The energy crisis isn’t going to help with ongoing concerns surrounding supply and capacity constraints in the region
The German 10-year breakeven inflation rate has risen to 1.72%, its highest since May 2013, and we’re seeing UK 10-year breakeven inflation rate also topping the 4% mark for the first time since 2008 today.
It is shaping up to be one of those days where all of this is leading to higher bond yields and bolstering yen pairs as well as the dollar. But if things stretch too far, expect the drag on equities to turn into a broader flight to safety later in the day.

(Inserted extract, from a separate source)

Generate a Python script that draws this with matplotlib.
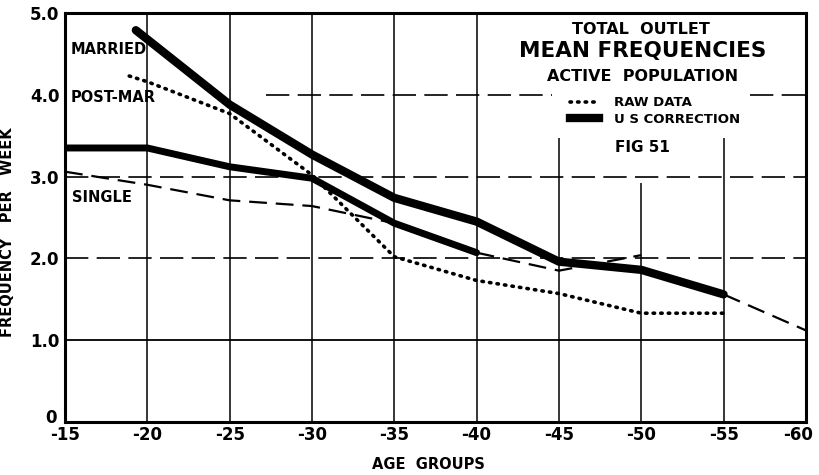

Commodity currencies are the worst-hit by all this and are put in a lose-lose situation no matter how things play out on the day. The loonie perhaps less so as losses are likely limited by higher and surging oil prices with WTI seen up 0.7% to $79.45 now.

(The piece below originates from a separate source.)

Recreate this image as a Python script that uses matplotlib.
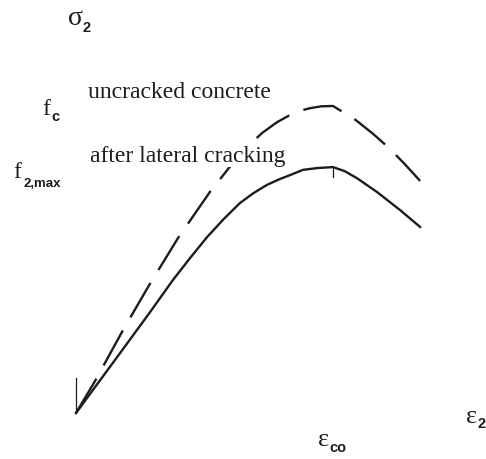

There aren’t going to be any easy answers in dealing with this as central banks don’t have the right tools to deal with the root of the problems. BOE governor Bailey put it quite nicely last week with this remark:
Monetary policy cannot solve supply side shocks. Monetary policy cannot produce computer chips, it cannot produce wind, it cannot produce truck drivers.
The onus is upon governments to ease the burden for consumers but they themselves are caught in a bind. The energy crisis that is unfolding is arguably just getting started and we’re going to start to see that translate to credit/corporate risks potentially and that will entail a political crisis soon after as well.